— start of Input records —
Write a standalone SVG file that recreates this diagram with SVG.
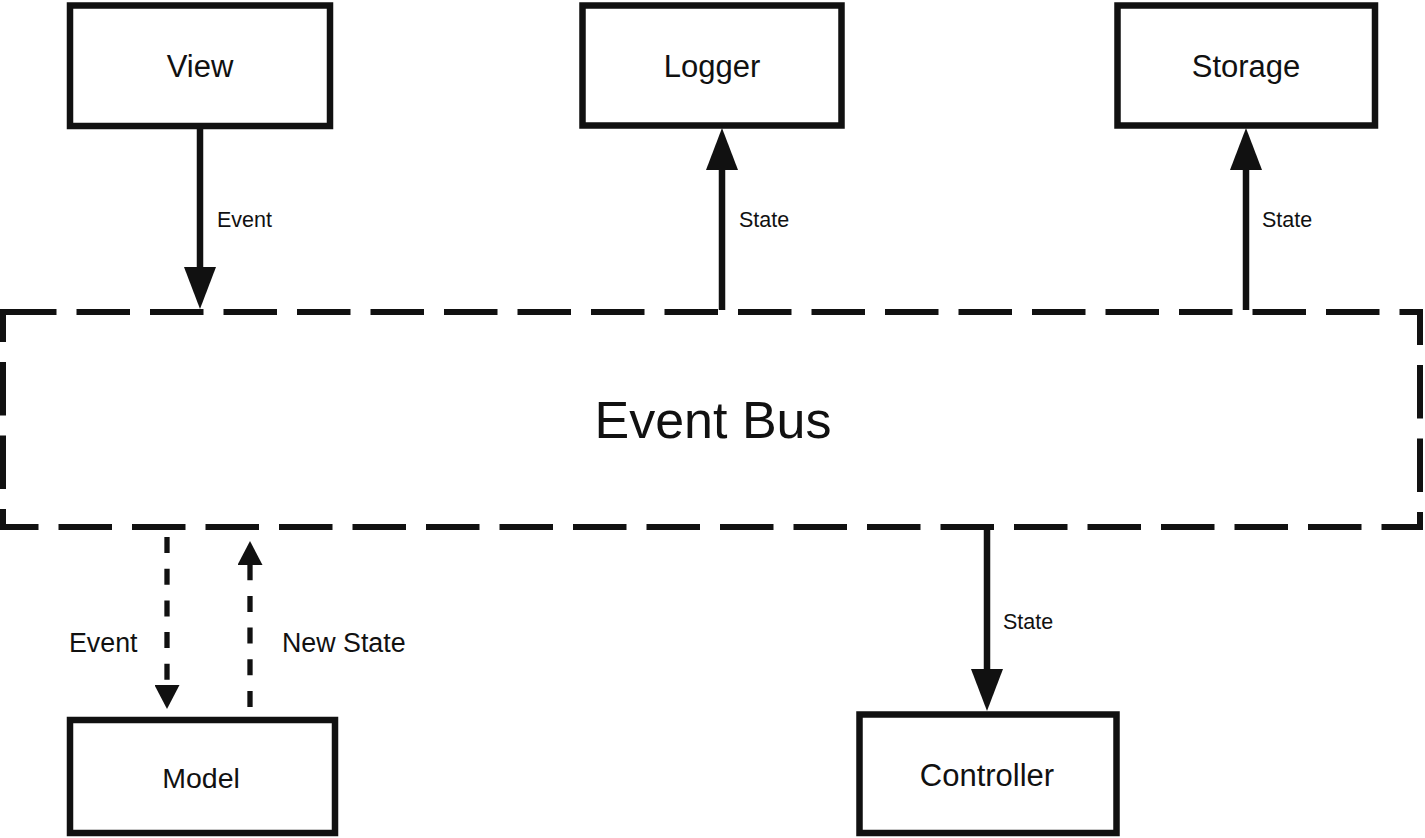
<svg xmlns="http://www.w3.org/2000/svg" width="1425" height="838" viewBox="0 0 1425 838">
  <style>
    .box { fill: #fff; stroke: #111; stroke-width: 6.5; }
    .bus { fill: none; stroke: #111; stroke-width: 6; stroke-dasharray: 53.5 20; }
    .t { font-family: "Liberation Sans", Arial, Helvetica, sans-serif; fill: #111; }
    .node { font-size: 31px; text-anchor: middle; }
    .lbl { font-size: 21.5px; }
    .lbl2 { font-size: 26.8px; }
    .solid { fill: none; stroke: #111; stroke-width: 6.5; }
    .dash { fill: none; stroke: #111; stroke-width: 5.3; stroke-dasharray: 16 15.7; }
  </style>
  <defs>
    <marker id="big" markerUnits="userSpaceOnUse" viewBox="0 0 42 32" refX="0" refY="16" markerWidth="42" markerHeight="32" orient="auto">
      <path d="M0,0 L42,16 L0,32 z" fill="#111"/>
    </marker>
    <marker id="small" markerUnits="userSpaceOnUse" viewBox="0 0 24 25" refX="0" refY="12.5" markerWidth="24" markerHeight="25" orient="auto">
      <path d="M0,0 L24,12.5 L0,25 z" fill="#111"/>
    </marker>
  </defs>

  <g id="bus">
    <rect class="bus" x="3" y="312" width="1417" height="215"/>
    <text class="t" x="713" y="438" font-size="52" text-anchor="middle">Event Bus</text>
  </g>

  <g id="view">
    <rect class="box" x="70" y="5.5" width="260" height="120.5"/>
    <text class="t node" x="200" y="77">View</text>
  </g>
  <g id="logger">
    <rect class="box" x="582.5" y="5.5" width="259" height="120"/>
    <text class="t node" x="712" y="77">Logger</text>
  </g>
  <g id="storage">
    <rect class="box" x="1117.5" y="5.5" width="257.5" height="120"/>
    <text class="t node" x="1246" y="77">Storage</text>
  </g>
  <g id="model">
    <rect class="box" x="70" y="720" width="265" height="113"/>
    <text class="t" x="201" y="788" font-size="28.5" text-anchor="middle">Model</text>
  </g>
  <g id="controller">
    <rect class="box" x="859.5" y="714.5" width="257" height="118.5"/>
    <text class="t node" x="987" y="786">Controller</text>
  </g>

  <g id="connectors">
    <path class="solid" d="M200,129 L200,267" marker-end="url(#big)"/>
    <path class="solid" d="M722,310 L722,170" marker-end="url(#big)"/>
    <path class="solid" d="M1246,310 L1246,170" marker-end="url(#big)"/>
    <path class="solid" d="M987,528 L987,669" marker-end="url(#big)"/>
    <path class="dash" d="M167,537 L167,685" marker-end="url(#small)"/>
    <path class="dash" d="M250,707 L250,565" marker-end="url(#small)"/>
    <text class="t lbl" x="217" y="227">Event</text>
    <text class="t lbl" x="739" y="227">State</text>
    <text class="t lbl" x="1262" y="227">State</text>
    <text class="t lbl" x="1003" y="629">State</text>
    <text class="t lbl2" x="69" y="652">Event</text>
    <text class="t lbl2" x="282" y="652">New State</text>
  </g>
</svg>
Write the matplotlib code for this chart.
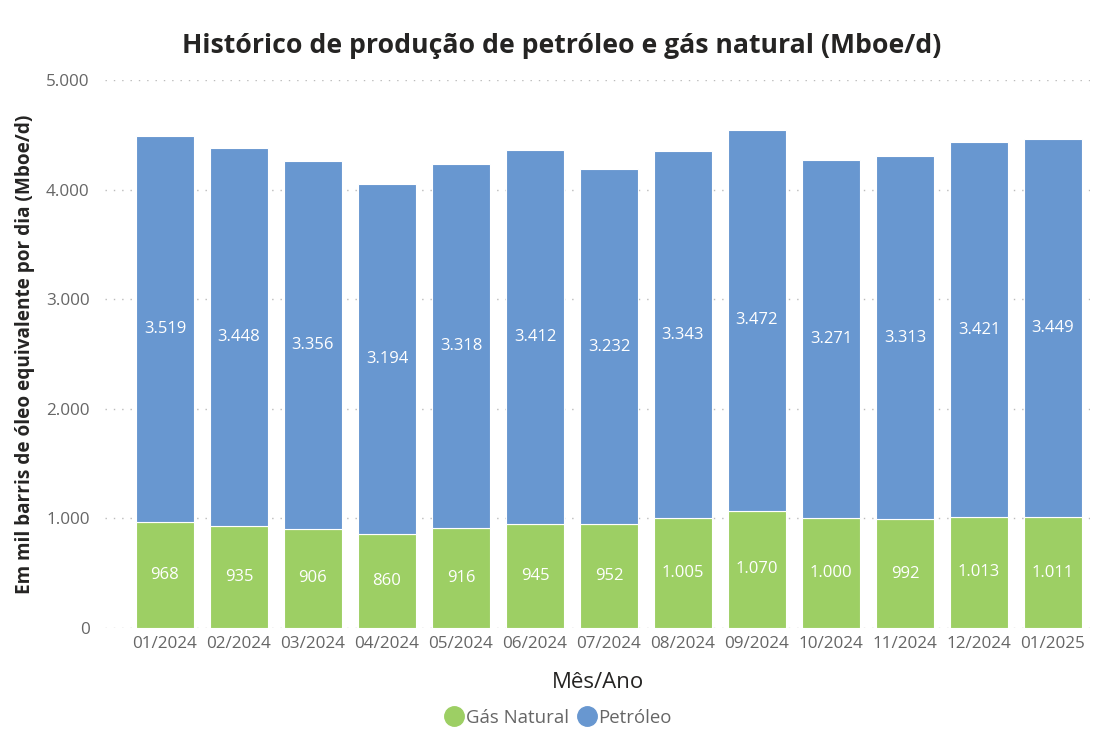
— end of Input records —
## Objective
From the entries above, copy every line that holds the word "Write".

## Reply
Write a standalone SVG file that recreates this diagram with SVG.
Write the matplotlib code for this chart.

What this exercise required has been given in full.